The Caribbean is possibly one of the most diverse destinations in the world, from the shores of Jamaica to the volcanoes of St Kitts, each island presents its own microcosm of wildlife and wonder. Be it adventurous or amorous, foodie or adrenalin-fuelled, here are our recommended islands for every holiday mood.
For the diving
Comprising three islands (Grand Turk, Salt Cay and Providenciales), the Turks & Caicos make up a diverse diving destination. On Providenciales, locally named Provo, there is the renowned Northwest Point, home to parrotfish, angelfish, clown wrasse and even Caribbean reef sharks. For those travelling in the early spring months, Grand Turk and Salt Cay see hundreds of migrating North Atlantic humpback whales passing in close range.
The ABC Islands (Aruba, Bonair and Curacoa) also have some great opportunities to enjoy diving. This area of the Caribbean is outside of Hurricane Alley and so have missed any destruction by hurricanes in the past. This has allowed Bonaire to remain one of the most popular destinations for diving.
For the beaches
A well-known island getaway, the Cayman Islands is home to the popular Seven-Mile beach, featuring clear waters and coral sands. Located on the western shore, the whole stretch measures 5.5-miles long (not as the name suggests) and is public property, meaning anyone can stroll along the soft white sands and soak up the sunshine.
Alternatively, visit the island of Aruba where the miles of white-sand beaches and windswept vistas are perfect for lounging and sunbathing. Favourites include Eagle Beach, Palm Beach and Arashi Beach.
For the adventurers
What Dominica lacks in white powdery beaches, it more than makes up for with natural landscapes. Be welcomed by reefs and rainforests, hot springs and hiking trails. This island’s unspoilt landscapes are pierced with peaks and valleys, accented by waterfalls and swaddled in adventurous discovery. Dominica is a nature-lover’s dream and home to the Caribbean’s first long-distance hiking trail. It is also the only place in Eastern Caribbean that is still home to a sizeable population of indigenous people, the Kalinago.
St. Lucia is another island of adventure, being the most mountainous in the region and boasting rainforests, waterfall trails, botanical gardens, mud baths and sulphur springs in the capital city of Soufrière.
For the food
The Dominican Republic is a foodie’s favourite, blending Spanish, African and Taino elements and including the staple rice and beans. Breakfasts include huevos revueltos (scrambled eggs), mangú (mashed plantains with onion) and queso frito (deep-fried cheese), washed down with orange juice. Lunches are equally as hearty, but dinners are always the main meal of the day and a large family affair. For the best Dominican dishes, seafood is prepared in one of five ways and is exquisitely fresh, including sea bass, red snapper, lobster, conch, shrimp, octopus and crab.

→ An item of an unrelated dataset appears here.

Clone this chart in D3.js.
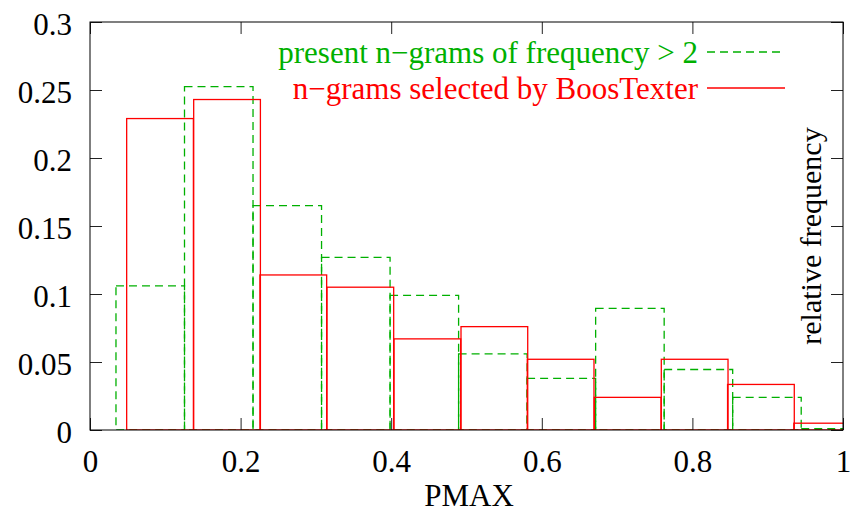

Set sail for Curaçao, where a bold yet flavourful blend of Dutch and Indonesian cuisine is combined to make meals such as ayaka (meat tamales in banana leaves), kabritu (stewed goat) and sult (pickled pigs ears and feet).
With 700 islands within the Bahamas, it is no wonder this archipelago is the top choice for those looking to relax and sit-back in far-flung hideaways and mega-resorts. If big hotel complexes aren’t for you, this region is also home to properties such as The Cove, which hosts a mere 60 rooms on a 40-acre private property – perfect for soothing your senses under the sunshine.
Fringed by coconut palms and sea-grape trees, swaying to the melodies of sizzling barbecues and live reggae tunes, Anguilla is another island made for relaxing. The open-sided bars and glass-bottomed kayaking mean you can feel ultra-chilled even while exploring the island.
For the wildlife
Each island is a habitat for a variety of animals. Snorkel with turtles in Barbados; feed wild stingrays in Grand Cayman; or listen to macaws in jungle-filled Guyana, on the very fringes of the Caribbean.
Trinidad and Tobago play host to a thriving animal kingdom, with approximately 99 species of mammals and 470 species of birds. While following nature trails throughout the island you may catch a glimpse of howler monkeys, armadillos, bats, caiman, scorpions and a giant centipede which is thought to be the world’s biggest. The marine life is equally as varied, with manta rays making an annual visit to the shores, and morays, nurse sharks, southern stingrays and French angelfish frequenting the waters.
Big or little, near or far, remote or resort-packed, the right Caribbean island can tick all your boxes. With pristine beaches and crystal-clear waters being a staple for most islands, choose your destination based on the food, the lifestyle and your top Caribbean must-dos.